Indian Railways is considering ending state-owned Steel Authority of India Ltd’s (SAIL) virtual monopoly on supplying steel for standard rail tracks, opening up annual purchases worth up to USD 700 million to the private sector, people close to the matter told Reuters.
The vast state rail operator is undergoing a USD 130 billion, five-year overhaul to modernise the world’s fourth-largest network, which is blighted by ageing track and saturated capacity.
The government has also launched a $15 billion fund to improve rail safety. Train accidents due to track defects have risen 25 percent in the last two years, the railway ministry told parliament last week. (http://bit.ly/2nk5uZb)
In the current fiscal year, SAIL is set to fall around 250,000 tonnes of rails short of its 850,000 tonne target, according to the company’s data – its eighth shortfall in 10 years, and its biggest.
SAIL executives said a sudden jump in demand for steel – up 45 percent since 2015 – to replace old tracks and lay new ones meant it was struggling to meet production targets. The company said the launch this year of a long-delayed new rolling mill at its main plant at Bhilai, in eastern India, would boost its capacity by around 100,000 tonnes.

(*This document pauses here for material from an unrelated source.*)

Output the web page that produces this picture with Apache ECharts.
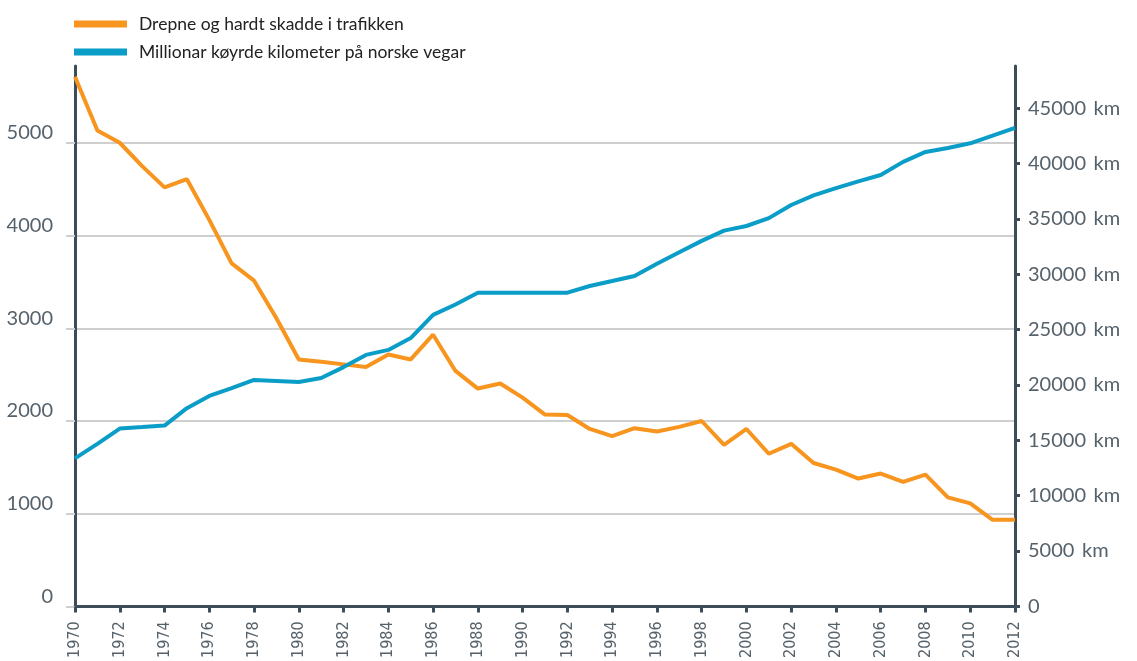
<!DOCTYPE html>
<html>
<head>
<meta charset="utf-8">
<script src="https://cdn.jsdelivr.net/npm/echarts@6/dist/echarts.min.js"></script>
<style>
  html, body { margin: 0; padding: 0; background: #fff; }
  #chart { width: 1137px; height: 661px; }
</style>
</head>
<body>
<div id="chart"></div>
<script>
// years on the x axis
const years = [];
for (let y = 1970; y <= 2012; y++) years.push(String(y));

// killed and seriously injured (left axis)
const injured = [
  5715, 5134, 5002, 4750, 4520, 4609, 4170, 3700, 3514, 3108,
  2664, 2640, 2611, 2582, 2717, 2664, 2931, 2540, 2350, 2404,
  2252, 2069, 2064, 1914, 1836, 1922, 1887, 1937, 2000, 1743,
  1914, 1647, 1754, 1547, 1475, 1379, 1433, 1344, 1422, 1176,
  1111, 934, 934
];

// million km driven (right axis)
const kilometres = [
  13370, 14680, 16060, 16190, 16330, 17900, 19000, 19710, 20450, 20360,
  20270, 20630, 21610, 22710, 23160, 24230, 26320, 27260, 28330, 28330,
  28330, 28330, 28330, 28930, 29380, 29840, 30940, 31980, 33010, 33930,
  34350, 35060, 36250, 37120, 37770, 38380, 38960, 40140, 41040, 41400,
  41820, 42510, 43210
];

const seriesNames = ['Drepne og hardt skadde i trafikken', 'Millionar køyrde kilometer på norske vegar'];

const axisDark = '#3c4d59';
const labelGrey = '#56626b';
const font = 'Lato, "Open Sans", sans-serif';

const chart = echarts.init(document.getElementById('chart'));
chart.setOption({
  animation: false,
  textStyle: { fontFamily: font },
  legend: {
    orient: 'vertical',
    left: 74,
    top: 15,
    padding: 0,
    icon: 'rect',
    itemWidth: 53,
    itemHeight: 7,
    itemGap: 10,
    textStyle: { fontSize: 17.5, color: '#222', lineHeight: 16, padding: [0, 0, 0, 7] },
    data: seriesNames
  },
  grid: { left: 75, right: 122, top: 66, bottom: 52, containLabel: false },
  xAxis: {
    type: 'category',
    data: years,
    boundaryGap: false,
    axisLine: { lineStyle: { color: axisDark, width: 3 } },
    axisTick: { interval: 1, length: 6, lineStyle: { color: axisDark, width: 3 } },
    axisLabel: {
      interval: 1,
      rotate: 90,
      fontSize: 16,
      fontFamily: '"Liberation Sans Narrow", "DejaVu Sans Condensed", sans-serif',
      color: labelGrey,
      margin: 15
    },
    splitLine: { show: false }
  },
  yAxis: [
    {
      type: 'value',
      min: 0,
      max: 5830,
      interval: 1000,
      axisLine: { show: true, lineStyle: { color: axisDark, width: 3 } },
      axisTick: { show: true, length: 9, lineStyle: { color: '#cfcfcf', width: 2 } },
      axisLabel: {
        fontSize: 20,
        color: labelGrey,
        margin: 22,
        showMaxLabel: false,
        verticalAlign: 'bottom',
        formatter: v => String(v)
      },
      splitLine: { show: true, showMaxLine: false, lineStyle: { color: '#cfcfcf', width: 2 } }
    },
    {
      type: 'value',
      min: 0,
      max: 48800,
      interval: 5000,
      position: 'right',
      axisLine: { show: true, lineStyle: { color: axisDark, width: 3 } },
      axisTick: { show: true, length: 5, lineStyle: { color: axisDark, width: 3 } },
      axisLabel: {
        fontSize: 20,
        color: labelGrey,
        margin: 13,
        showMaxLabel: false,
        padding: [0, 0, 7, 0],
        formatter: v => (v === 0 ? '0' : v + ' \u2009km')
      },
      splitLine: { show: false }
    }
  ],
  series: [
    {
      name: seriesNames[0],
      type: 'line',
      yAxisIndex: 0,
      data: injured,
      symbol: 'none',
      lineStyle: { color: '#f7951f', width: 4 },
      itemStyle: { color: '#f7951f' }
    },
    {
      name: seriesNames[1],
      type: 'line',
      yAxisIndex: 1,
      data: kilometres,
      symbol: 'none',
      lineStyle: { color: '#0a9dc8', width: 4 },
      itemStyle: { color: '#0a9dc8' }
    }
  ]
});
</script>
</body>
</html>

Losing even a small part of its sales to the railways – its top customer – would be a blow to SAIL, which has lost money in seven straight quarters.
“SAIL’s performance has been very poor and given that we have a MoU (Memorandum of Understanding), any failure will not be appreciated,” a government official said, quoting from a Jan. 11 letter from the railways to the steel ministry that oversees SAIL, threatening to sever a deal to buy rails almost exclusively from the company.
Two other government officials confirmed the railways’ threat. All three officials declined to be identified because of the sensitivity of the matter.
The rails shortfall has slowed Prime Minister Narendra Modi’s plans to revamp the network, and highlights how his infrastructure investment drive is forcing government units to get tough on suppliers.
The biggest likely winner from opening up to private suppliers is Jindal Steel and Power Ltd, which has already exported rails to Iran and has tried for years to muscle in on SAIL’s business.
Jindal Steel wrote to Indian Railways on March 6, offering to step in, according to a letter reviewed by Reuters. A spokesman for Jindal Steel said the firm was keen to help the railways with steel for its modernisation.
The railways are already looking at bringing in alternative suppliers gradually by issuing new tenders for rails.
“Even after giving sufficient time to SAIL if the shortfall continues, the ministry of railways may explore the possibility of outsourcing some supplies,” Indian Railways spokesman Anil Kumar Saxena said.
Modi has made increased infrastructure spending a key part of his economic plans since coming to power in 2014. State expenditure on roads and rails is at a record high.
“We need more steel because we are increasing laying of lines, gauge conversion and completing a backlog of work,” said AK Mittal, the railways’ board member in charge of track procurement. “We have seen a shortfall in the last year because of some issues at Bhilai. The existing rolling machine is an old one.”
Two steel ministry officials said SAIL has offered to import 150,000-200,000 tonnes of rails to fill this year’s shortfall. But ministry officials had noted there was nothing to stop the railways themselves importing, and cutting out SAIL, one of the two officials said.
A ministry spokesman did not respond to requests for comment.